「虹の女神」をようやく観る

虹の女神 Rainbow Song [DVD]

虹の女神 Rainbow Song [DVD]

随分前から観たいと思っていたこの作品。ようやく観た。

「純粋であること」を陳腐になる寸前で真っ直ぐに描ききった佳作。不器用な男の子と女の子。そして冒頭に知らされる女の子の死。舞台設定としては本当にありふれたものだけれど、岩井俊二直系の少しざらついた質感の映像と上野樹里の見事な演技によって、ラストシーンの涙が純粋に美しいものとして表現されている。

主人公の岸田(市原準人)は徹頭徹尾駄目で鈍感でどうしようもない人物として描かれる。しかし映画全体を通じて彼の愚かさが描かれることで、実はその彼をこの世界に正しい形で引き留めているのが「女神」たるあおい(上野樹里)であることが示される。ただこの「女神」は慈愛に満ちた典型的なそれではなく、むしろむらっけがあってわがままに見えて、だからこそ岸田はその重要性に気づくことが出来ない。岸田がそのことに気づくのは、彼女が死んだと知らされた時ですらなく、彼女の部屋に静かに残された真摯なメッセージに触れたときだ。そして彼がそのことに気づいた時映画は静かに終わる。

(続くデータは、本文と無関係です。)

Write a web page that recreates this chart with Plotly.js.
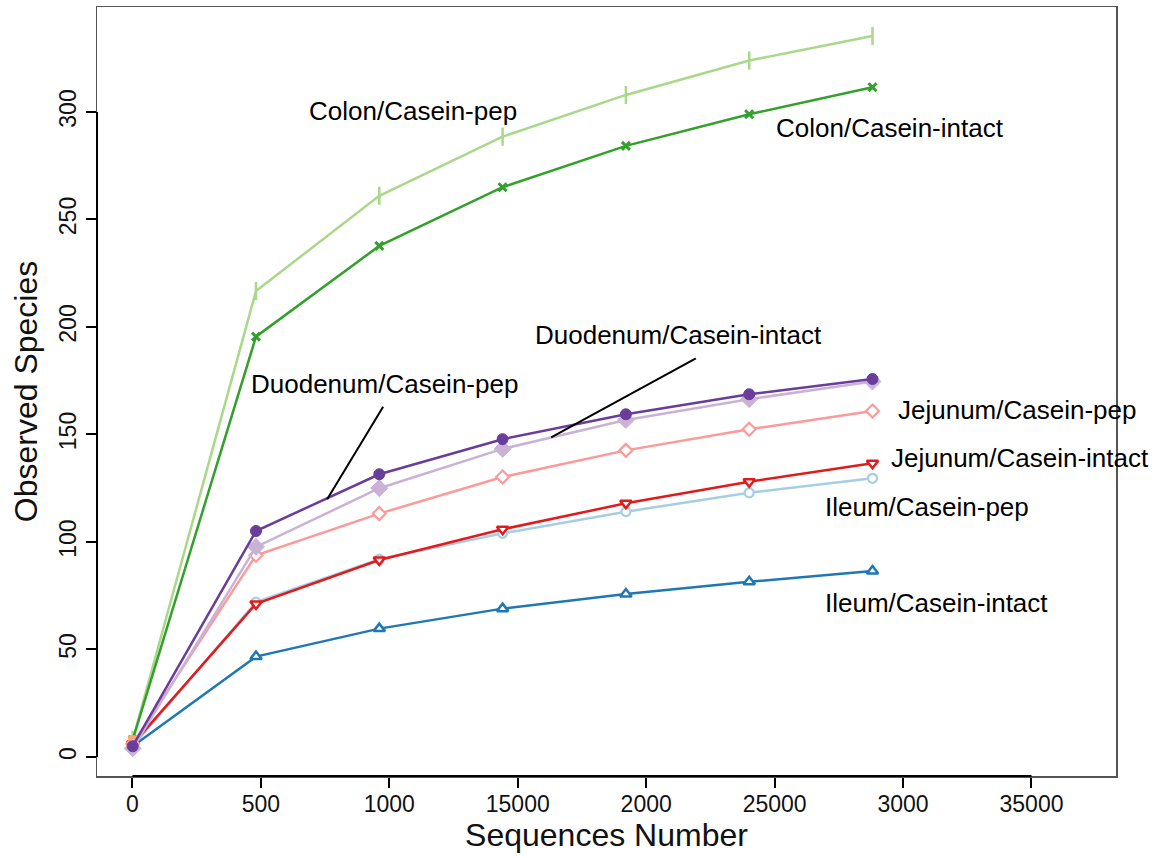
<!DOCTYPE html>
<html>
<head>
<meta charset="utf-8">
<script src="https://cdn.plot.ly/plotly-3.0.1.min.js"></script>
<style>html,body{margin:0;padding:0;background:#fff;}#chart{width:1162px;height:858px;}</style>
</head>
<body>
<div id="chart"></div>
<script>
// Sequencing depth (x) for each rarefaction step
const depth = [10, 4810, 9610, 14410, 19210, 24010, 28810];
// Observed species per group
const colonPep     = [8, 216.7, 261.0, 288.5, 307.9, 323.9, 335.3];
const colonIntact  = [8, 195.5, 237.7, 265.0, 284.2, 298.9, 311.5];
const duoIntact    = [5, 105.1, 131.5, 147.8, 159.4, 168.7, 175.8];
const duoPep       = [4, 97.7, 125.0, 143.3, 156.7, 166.4, 174.6];
const jejPep       = [6, 93.8, 113.2, 130.2, 142.6, 152.4, 160.9];
const jejIntact    = [6, 71.2, 91.6, 105.9, 118.0, 128.0, 136.6];
const ilePep       = [5, 72.0, 92.0, 104.0, 114.1, 122.9, 129.6];
const ileIntact    = [5, 46.7, 59.7, 69.0, 75.8, 81.5, 86.5];
const startDepth   = [10];
const startOther   = [8];

// Axis ticks
const xTickVals = [0, 5000, 10000, 15000, 20000, 25000, 30000, 35000];
const xTickText = ['0', '500', '1000', '15000', '2000', '25000', '3000', '35000'];
const yTickVals = [0, 50, 100, 150, 200, 250, 300];

// Label annotations: text, anchor x, anchor y
const labelText = ['Colon/Casein-pep', 'Colon/Casein-intact', 'Duodenum/Casein-intact', 'Duodenum/Casein-pep',
                   'Jejunum/Casein-pep', 'Jejunum/Casein-intact', 'Ileum/Casein-pep', 'Ileum/Casein-intact'];
const labelX = [6813, 24994, 15612, 4555, 29744, 29471, 26902, 26902];
const labelY = [300.5, 292.6, 196.3, 173.5, 161.4, 139.1, 116.3, 71.6];

const FONT = 'Liberation Sans, Arial, sans-serif';

function series(y, color, symbol, size, filled, lw) {
  return {
    x: depth, y: y, type: 'scatter', mode: 'lines+markers',
    line: {color: color, width: 2.5},
    marker: {
      symbol: symbol, size: size,
      color: filled ? color : '#ffffff',
      line: {color: color, width: lw}
    },
    showlegend: false, hoverinfo: 'skip'
  };
}

const traces = [
  series(colonPep, '#a9d88a', 'line-ns', 13, true, 2.5),
  series(colonIntact, '#33a02c', 'x-thin', 8, true, 3),
  {x: startDepth, y: startOther, type: 'scatter', mode: 'markers',
   marker: {symbol: 'square', size: 9, color: '#fdae4b'}, showlegend: false, hoverinfo: 'skip'},
  series(ileIntact, '#1f78b4', 'triangle-up', 10, false, 2.5),
  series(ilePep, '#a6cee3', 'circle', 9, false, 2.2),
  series(jejIntact, '#e31a1c', 'triangle-down', 10, false, 2.5),
  series(jejPep, '#fb9a99', 'diamond', 10, false, 2.2),
  series(duoPep, '#c9b2d6', 'diamond', 13, true, 1),
  series(duoIntact, '#6a3d9a', 'circle', 11, true, 1)
];

const annotations = labelText.map((t, i) => ({
  x: labelX[i], y: labelY[i], xref: 'x', yref: 'y', text: t, showarrow: false,
  xanchor: 'left', yanchor: 'middle', font: {family: FONT, size: 26, color: '#000'}
}));

const shapes = [
  // pointer lines for the Duodenum labels
  {type: 'line', xref: 'x', yref: 'y', x0: 9760, y0: 162.9, x1: 7580, y1: 119.9, line: {color: '#000', width: 2}},
  {type: 'line', xref: 'x', yref: 'y', x0: 21934, y0: 185.4, x1: 16300, y1: 148.7, line: {color: '#000', width: 2}},
  // R style axis lines spanning first to last tick
  {type: 'line', xref: 'x', yref: 'paper', x0: 0, x1: 35000, y0: 0, y1: 0, line: {color: '#000', width: 2}},
  {type: 'line', xref: 'paper', yref: 'y', x0: 0, x1: 0, y0: 0, y1: 300, line: {color: '#000', width: 2}}
];

const layout = {
  width: 1162, height: 858,
  margin: {l: 97, r: 46, t: 7, b: 82},
  paper_bgcolor: '#fff', plot_bgcolor: '#fff',
  font: {family: FONT, color: '#000'},
  xaxis: {
    range: [-1380, 38290], tickvals: xTickVals, ticktext: xTickText,
    ticks: 'outside', ticklen: 10, tickwidth: 2, tickcolor: '#000', ticklabelstandoff: -3,
    showgrid: false, zeroline: false, showline: true, mirror: true, linecolor: '#555', linewidth: 1.5,
    tickfont: {family: FONT, size: 23, color: '#111'},
    title: {text: 'Sequences Number', font: {family: FONT, size: 32, color: '#111'}, standoff: 6}
  },
  yaxis: {
    range: [-8.84, 348.8], tickvals: yTickVals,
    ticks: 'outside', ticklen: 10, tickwidth: 2, tickcolor: '#000', tickangle: -90,
    showgrid: false, zeroline: false, showline: true, mirror: true, linecolor: '#555', linewidth: 1.5,
    tickfont: {family: FONT, size: 23, color: '#111'},
    title: {text: 'Observed Species', font: {family: FONT, size: 32, color: '#111'}, standoff: 8}
  },
  annotations: annotations,
  shapes: shapes
};

Plotly.newPlot('chart', traces, layout, {staticPlot: true});
</script>
</body>
</html>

この難しい「女神」役を上野樹里が見事に演じている。本当に素晴らしい。って上野樹里ファンとして贔屓目もあるんだけど、完全どころか脆くて不完全、だけれどどこまでも純粋な女性を、深い共感を抱かせる役柄として演じる力は確かなものだと思う。

容易には気づかず、はっきりと形として表れていないかもしれないけれど、僕達をこの世界に結び付けている何かがあるのだということをうまく表現した作品。映画で泣くのはいいですね。